LONDON (Reuters) - The true extent of Britain’s COVID-19 death toll was more than 40% higher than the government’s daily figures indicated as of April 10, according to data that put the country on track to become among the worst-hit in Europe.
The Office for National Statistics said it recorded 13,121 deaths by April 10 in England and Wales, which account for the vast majority of Britain’s population, compared with 9,288 in the government’s daily toll for those who died in hospital.
The ONS figures include deaths in care homes - which have doubled in less than a month - as well as in hospitals.
“The sharp rise in care home deaths is deeply alarming – this could be the second front in the battle against COVID-19,” said Niall Dickson, chief executive of the NHS Confederation, which represents organisations across the healthcare sector.
Around 84% of COVID-19 deaths have taken place in hospitals, with the remainder in care homes, private residences and hospices, the ONS said.
Britain, which scientists say is probably now around the peak of the outbreak, has reported the world’s fifth-highest national death toll from COVID-19, the respiratory disease caused by the coronavirus.
The global death toll from COVID-19 now stands at around 170,000.
The latest hospital death data show 17,337 people had died after testing positive for coronavirus across the United Kingdom as of this Monday.
If these figures underestimate the overall death toll by a similar amount, then the true human cost for the United Kingdom as a whole could be above 23,000 based on the latest data - making it the second-worst hit in Europe after Italy.
However, the difference between the initial daily figures published by the government and the later ONS data has narrowed with each week that passes, and may have reduced further by the time the ONS reports on the latest toll.
Health Secretary Matt Hancock told reporters that the 40% gap between the daily data and the more comprehensive ONS data was “not an accurate representation of those figures.”

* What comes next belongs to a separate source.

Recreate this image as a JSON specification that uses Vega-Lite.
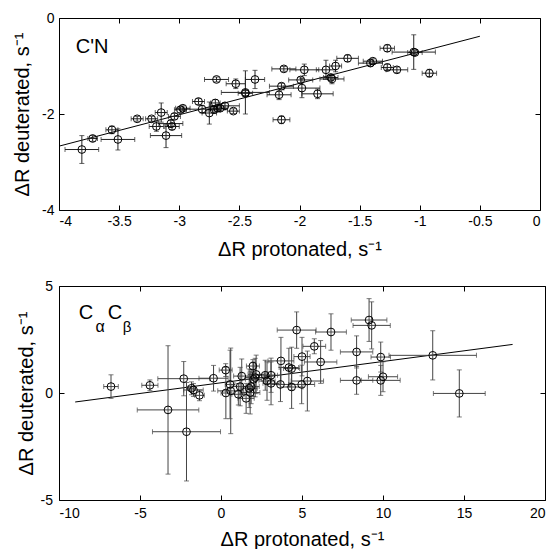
{
  "$schema": "https://vega.github.io/schema/vega-lite/v6.json",
  "padding": {"left": 12, "top": 11, "right": 5, "bottom": 0},
  "background": "white",
  "config": {
    "font": "Liberation Sans",
    "view": {"stroke": null},
    "axis": {
      "grid": false,
      "domainColor": "black",
      "domainWidth": 1,
      "tickColor": "black",
      "tickSize": -5,
      "labelColor": "black",
      "titleColor": "black",
      "labelFont": "Liberation Sans",
      "titleFont": "Liberation Sans",
      "labelFontSize": 14,
      "titleFontSize": 20,
      "titleFontWeight": "normal",
      "labelPadding": 9,
      "format": "~g",
      "labelExpr": "replace(datum.label, '−', '-')"
    }
  },
  "spacing": 20,
  "vconcat": [
    {
      "width": 481,
      "height": 192,
      "data": {"values": [
        {"x": -3.81, "y": -2.74, "ex": 0.14, "ey": 0.29},
        {"x": -3.72, "y": -2.51, "ex": 0.04, "ey": 0.06},
        {"x": -3.56, "y": -2.33, "ex": 0.05, "ey": 0.08},
        {"x": -3.51, "y": -2.53, "ex": 0.14, "ey": 0.22},
        {"x": -3.35, "y": -2.10, "ex": 0.05, "ey": 0.05},
        {"x": -3.23, "y": -2.10, "ex": 0.05, "ey": 0.05},
        {"x": -3.19, "y": -2.26, "ex": 0.06, "ey": 0.10},
        {"x": -3.15, "y": -1.97, "ex": 0.05, "ey": 0.20},
        {"x": -3.11, "y": -2.45, "ex": 0.13, "ey": 0.25},
        {"x": -3.07, "y": -2.20, "ex": 0.10, "ey": 0.08},
        {"x": -3.06, "y": -2.26, "ex": 0.06, "ey": 0.07},
        {"x": -3.04, "y": -2.05, "ex": 0.05, "ey": 0.06},
        {"x": -2.99, "y": -1.91, "ex": 0.05, "ey": 0.06},
        {"x": -2.97, "y": -1.88, "ex": 0.06, "ey": 0.05},
        {"x": -2.84, "y": -1.74, "ex": 0.05, "ey": 0.06},
        {"x": -2.81, "y": -1.90, "ex": 0.15, "ey": 0.08},
        {"x": -2.75, "y": -1.98, "ex": 0.06, "ey": 0.23},
        {"x": -2.70, "y": -1.77, "ex": 0.04, "ey": 0.07},
        {"x": -2.71, "y": -1.91, "ex": 0.05, "ey": 0.07},
        {"x": -2.68, "y": -1.88, "ex": 0.06, "ey": 0.06},
        {"x": -2.66, "y": -1.88, "ex": 0.06, "ey": 0.05},
        {"x": -2.69, "y": -1.28, "ex": 0.10, "ey": 0.05},
        {"x": -2.62, "y": -1.83, "ex": 0.12, "ey": 0.06},
        {"x": -2.55, "y": -1.94, "ex": 0.05, "ey": 0.05},
        {"x": -2.53, "y": -1.37, "ex": 0.08, "ey": 0.10},
        {"x": -2.45, "y": -1.55, "ex": 0.20, "ey": 0.45},
        {"x": -2.45, "y": -1.57, "ex": 0.06, "ey": 0.06},
        {"x": -2.37, "y": -1.28, "ex": 0.08, "ey": 0.19},
        {"x": -2.17, "y": -1.60, "ex": 0.10, "ey": 0.10},
        {"x": -2.15, "y": -1.42, "ex": 0.10, "ey": 0.06},
        {"x": -2.15, "y": -2.12, "ex": 0.07, "ey": 0.08},
        {"x": -2.13, "y": -1.06, "ex": 0.10, "ey": 0.05},
        {"x": -1.99, "y": -1.29, "ex": 0.10, "ey": 0.06},
        {"x": -1.98, "y": -1.46, "ex": 0.15, "ey": 0.20},
        {"x": -1.96, "y": -1.08, "ex": 0.12, "ey": 0.12},
        {"x": -1.85, "y": -1.58, "ex": 0.13, "ey": 0.10},
        {"x": -1.78, "y": -1.08, "ex": 0.08, "ey": 0.20},
        {"x": -1.74, "y": -1.24, "ex": 0.06, "ey": 0.06},
        {"x": -1.73, "y": -1.27, "ex": 0.10, "ey": 0.10},
        {"x": -1.70, "y": -1.00, "ex": 0.05, "ey": 0.12},
        {"x": -1.60, "y": -0.84, "ex": 0.09, "ey": 0.07},
        {"x": -1.41, "y": -0.94, "ex": 0.10, "ey": 0.07},
        {"x": -1.39, "y": -0.90, "ex": 0.08, "ey": 0.05},
        {"x": -1.27, "y": -0.63, "ex": 0.06, "ey": 0.07},
        {"x": -1.27, "y": -1.03, "ex": 0.05, "ey": 0.07},
        {"x": -1.19, "y": -1.08, "ex": 0.09, "ey": 0.06},
        {"x": -1.05, "y": -0.71, "ex": 0.18, "ey": 0.36},
        {"x": -1.04, "y": -0.72, "ex": 0.06, "ey": 0.05},
        {"x": -0.92, "y": -1.15, "ex": 0.06, "ey": 0.08}
      ]},
      "layer": [
        {
          "data": {"values": [{"x": -4, "y": -2.67}, {"x": -0.5, "y": -0.38}]},
          "mark": {"type": "line", "color": "black", "strokeWidth": 1},
          "encoding": {
            "x": {"field": "x", "type": "quantitative", "scale": {"domain": [-4, 0], "nice": false, "zero": false},
                  "axis": {"orient": "top", "values": [-4, -3.5, -3, -2.5, -2, -1.5, -1, -0.5, 0], "labels": false, "title": null}},
            "y": {"field": "y", "type": "quantitative", "scale": {"domain": [-4, 0], "nice": false, "zero": false},
                  "axis": {"orient": "right", "values": [-4, -2, 0], "labels": false, "title": null}}
          }
        },
        {
          "mark": {"type": "errorbar", "ticks": {"size": 5}, "color": "#222", "thickness": 1},
          "encoding": {
            "x": {"field": "x", "type": "quantitative", "axis": null},
            "xError": {"field": "ex"},
            "y": {"field": "y", "type": "quantitative", "axis": null}
          }
        },
        {
          "mark": {"type": "errorbar", "ticks": {"size": 5}, "color": "#222", "thickness": 1},
          "encoding": {
            "y": {"field": "y", "type": "quantitative", "axis": null},
            "yError": {"field": "ey"},
            "x": {"field": "x", "type": "quantitative", "axis": null}
          }
        },
        {
          "mark": {"type": "point", "shape": "circle", "filled": false, "color": "black", "size": 60, "strokeWidth": 1, "opacity": 1},
          "encoding": {
            "x": {"field": "x", "type": "quantitative",
                  "axis": {"orient": "bottom", "values": [-4, -3.5, -3, -2.5, -2, -1.5, -1, -0.5, 0], "title": "ΔR protonated, s⁻¹", "titlePadding": 11}},
            "y": {"field": "y", "type": "quantitative",
                  "axis": {"orient": "left", "values": [-4, -2, 0], "title": "ΔR deuterated, s⁻¹", "titlePadding": 9, "labelPadding": 10}}
          }
        },
        {
          "data": {"values": [{}]},
          "mark": {"type": "text", "text": "C'N", "align": "left", "baseline": "alphabetic", "fontSize": 20, "font": "Liberation Sans", "color": "black"},
          "encoding": {
            "x": {"datum": -3.86, "type": "quantitative", "axis": null},
            "y": {"datum": -0.72, "type": "quantitative", "axis": null}
          }
        }
      ],
      "resolve": {"axis": {"x": "independent", "y": "independent"}}
    },
    {
      "width": 486,
      "height": 214,
      "data": {"values": [
        {"x": -6.79, "y": 0.30, "ex": 0.45, "ey": 0.55},
        {"x": -4.39, "y": 0.36, "ex": 0.5, "ey": 0.25},
        {"x": -3.27, "y": -0.79, "ex": 1.9, "ey": 3.0},
        {"x": -2.30, "y": 0.67, "ex": 1.6, "ey": 0.8},
        {"x": -2.13, "y": -1.81, "ex": 2.1, "ey": 2.3},
        {"x": -1.82, "y": 0.22, "ex": 0.25, "ey": 0.3},
        {"x": -1.70, "y": 0.14, "ex": 0.6, "ey": 0.3},
        {"x": -1.33, "y": -0.11, "ex": 0.3, "ey": 0.25},
        {"x": -0.46, "y": 0.69, "ex": 0.9, "ey": 0.6},
        {"x": 0.29, "y": 1.07, "ex": 0.4, "ey": 0.3},
        {"x": 0.30, "y": 0.0, "ex": 0.3, "ey": 1.2},
        {"x": 0.56, "y": 0.40, "ex": 0.3, "ey": 1.6},
        {"x": 0.60, "y": 0.10, "ex": 0.8, "ey": 2.0},
        {"x": 1.07, "y": -0.06, "ex": 0.4, "ey": 0.5},
        {"x": 1.18, "y": 0.30, "ex": 0.5, "ey": 0.9},
        {"x": 1.28, "y": 0.79, "ex": 0.5, "ey": 0.8},
        {"x": 1.55, "y": -0.25, "ex": 0.5, "ey": 0.7},
        {"x": 1.74, "y": 0.22, "ex": 0.5, "ey": 0.9},
        {"x": 1.86, "y": 0.30, "ex": 0.5, "ey": 0.8},
        {"x": 1.97, "y": 1.26, "ex": 0.4, "ey": 0.3},
        {"x": 2.01, "y": 0.64, "ex": 0.5, "ey": 0.8},
        {"x": 2.11, "y": 0.72, "ex": 0.6, "ey": 0.9},
        {"x": 2.17, "y": 0.87, "ex": 0.5, "ey": 0.9},
        {"x": 1.80, "y": 0.02, "ex": 0.6, "ey": 1.0},
        {"x": 2.73, "y": 0.83, "ex": 0.6, "ey": 0.7},
        {"x": 2.84, "y": 0.56, "ex": 0.5, "ey": 0.9},
        {"x": 3.09, "y": 0.83, "ex": 0.4, "ey": 0.8},
        {"x": 3.09, "y": 0.45, "ex": 0.5, "ey": 1.0},
        {"x": 3.67, "y": 0.40, "ex": 0.6, "ey": 0.8},
        {"x": 3.70, "y": 1.50, "ex": 0.8, "ey": 1.1},
        {"x": 4.19, "y": 1.19, "ex": 0.6, "ey": 0.9},
        {"x": 4.36, "y": 1.14, "ex": 0.5, "ey": 1.0},
        {"x": 4.36, "y": 0.28, "ex": 0.7, "ey": 1.0},
        {"x": 4.67, "y": 2.94, "ex": 1.2, "ey": 0.85},
        {"x": 5.00, "y": 1.70, "ex": 0.5, "ey": 0.9},
        {"x": 4.98, "y": 0.40, "ex": 0.8, "ey": 0.9},
        {"x": 5.33, "y": 0.56, "ex": 1.0, "ey": 1.4},
        {"x": 5.76, "y": 2.18, "ex": 0.7, "ey": 0.35},
        {"x": 6.15, "y": 1.45, "ex": 1.0, "ey": 1.0},
        {"x": 6.79, "y": 2.85, "ex": 0.95, "ey": 0.85},
        {"x": 8.37, "y": 1.92, "ex": 1.0, "ey": 0.75},
        {"x": 8.37, "y": 0.59, "ex": 1.0, "ey": 0.65},
        {"x": 9.14, "y": 3.41, "ex": 1.1, "ey": 1.0},
        {"x": 9.30, "y": 3.16, "ex": 1.15, "ey": 1.1},
        {"x": 9.86, "y": 1.68, "ex": 0.6, "ey": 0.7},
        {"x": 10.0, "y": 0.76, "ex": 0.9, "ey": 0.7},
        {"x": 9.86, "y": 0.59, "ex": 1.2, "ey": 0.7},
        {"x": 13.07, "y": 1.76, "ex": 2.7, "ey": 1.15},
        {"x": 14.71, "y": -0.02, "ex": 1.6, "ey": 1.1}
      ]},
      "layer": [
        {
          "data": {"values": [{"x": -9, "y": -0.42}, {"x": 18, "y": 2.27}]},
          "mark": {"type": "line", "color": "black", "strokeWidth": 1},
          "encoding": {
            "x": {"field": "x", "type": "quantitative", "scale": {"domain": [-10, 20], "nice": false, "zero": false},
                  "axis": {"orient": "top", "values": [-10, -5, 0, 5, 10, 15, 20], "labels": false, "title": null}},
            "y": {"field": "y", "type": "quantitative", "scale": {"domain": [-5, 5], "nice": false, "zero": false},
                  "axis": {"orient": "right", "values": [-5, 0, 5], "labels": false, "title": null}}
          }
        },
        {
          "mark": {"type": "errorbar", "ticks": {"size": 5}, "color": "#444", "thickness": 1},
          "encoding": {
            "x": {"field": "x", "type": "quantitative", "axis": null},
            "xError": {"field": "ex"},
            "y": {"field": "y", "type": "quantitative", "axis": null}
          }
        },
        {
          "mark": {"type": "errorbar", "ticks": {"size": 5}, "color": "#444", "thickness": 1},
          "encoding": {
            "y": {"field": "y", "type": "quantitative", "axis": null},
            "yError": {"field": "ey"},
            "x": {"field": "x", "type": "quantitative", "axis": null}
          }
        },
        {
          "mark": {"type": "point", "shape": "circle", "filled": false, "color": "black", "size": 60, "strokeWidth": 1, "opacity": 1},
          "encoding": {
            "x": {"field": "x", "type": "quantitative",
                  "axis": {"orient": "bottom", "values": [-10, -5, 0, 5, 10, 15, 20], "title": "ΔR protonated, s⁻¹", "titlePadding": 9, "labelPadding": 11}},
            "y": {"field": "y", "type": "quantitative",
                  "axis": {"orient": "left", "values": [-5, 0, 5], "title": "ΔR deuterated, s⁻¹", "titlePadding": 4, "labelPadding": 11.5}}
          }
        },
        {
          "data": {"values": [{}]},
          "mark": {"type": "text", "text": "C", "align": "left", "baseline": "alphabetic", "fontSize": 20, "font": "Liberation Sans", "color": "black"},
          "encoding": {
            "x": {"datum": -8.78, "type": "quantitative", "axis": null},
            "y": {"datum": 3.44, "type": "quantitative", "axis": null}
          }
        },
        {
          "data": {"values": [{}]},
          "mark": {"type": "text", "text": "α", "align": "left", "baseline": "alphabetic", "fontSize": 16, "font": "Liberation Sans", "color": "black"},
          "encoding": {
            "x": {"datum": -7.75, "type": "quantitative", "axis": null},
            "y": {"datum": 2.85, "type": "quantitative", "axis": null}
          }
        },
        {
          "data": {"values": [{}]},
          "mark": {"type": "text", "text": "C", "align": "left", "baseline": "alphabetic", "fontSize": 20, "font": "Liberation Sans", "color": "black"},
          "encoding": {
            "x": {"datum": -6.99, "type": "quantitative", "axis": null},
            "y": {"datum": 3.44, "type": "quantitative", "axis": null}
          }
        },
        {
          "data": {"values": [{}]},
          "mark": {"type": "text", "text": "β", "align": "left", "baseline": "alphabetic", "fontSize": 15, "font": "Liberation Sans", "color": "black"},
          "encoding": {
            "x": {"datum": -6.06, "type": "quantitative", "axis": null},
            "y": {"datum": 2.85, "type": "quantitative", "axis": null}
          }
        }
      ],
      "resolve": {"axis": {"x": "independent", "y": "independent"}}
    }
  ]
}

Earlier on Tuesday, official statistician Nick Stripe told the BBC that the ONS figures up to April 10 were “40% higher than the numbers that were actually announced on the next day.”
Click for a GRAPHIC on COVID-19 deaths in England and Wales
The data are likely to raise further questions about Britain’s decision to impose its lockdown of society at a later date than European peers, many of which have had less severe outbreaks.
Prime Minister Boris Johnson is still on sick leave after falling ill with COVID-19 as his ministers attempt to tackle urgent issues such as a shortage of personal protective equipment for health workers.
Including all deaths, 18,516 people died in England and Wales during the seven days to April 10 - almost 8,000 more than normal for the time of year and marking the deadliest week since a severe flu outbreak more than 20 years ago.
Martin Hibberd, professor of emerging infectious disease at the London School of Hygiene and Tropical Medicine, said the figures marked a rapid increase.
“With limited testing being carried out, it may be that all of the 7,996 excess deaths were directly due to COVID-19,” Hibberd said.
“(But) it is also likely that at least some of these were indirectly involved, such as through inability to access typical medical care for other conditions because of COVID-19 activities.”
COVID-19 was mentioned in a third of all death certificates issued in England and Wales in the week to April 19.
In London, more than half of the death certificates issued that week mentioned COVID-19.
The ONS figures are based on mentions of COVID-19 on death certificates, whether or not the deceased had tested positive for coronavirus.
They suggested there are more people dying in care homes of COVID-19 than officially recorded.
“In care home settings, there are now double the number of deaths from all causes ... than there were two weeks previously,” ONS’ Stripe told the BBC.
“About 17% of those deaths mention COVID on the death certificate.”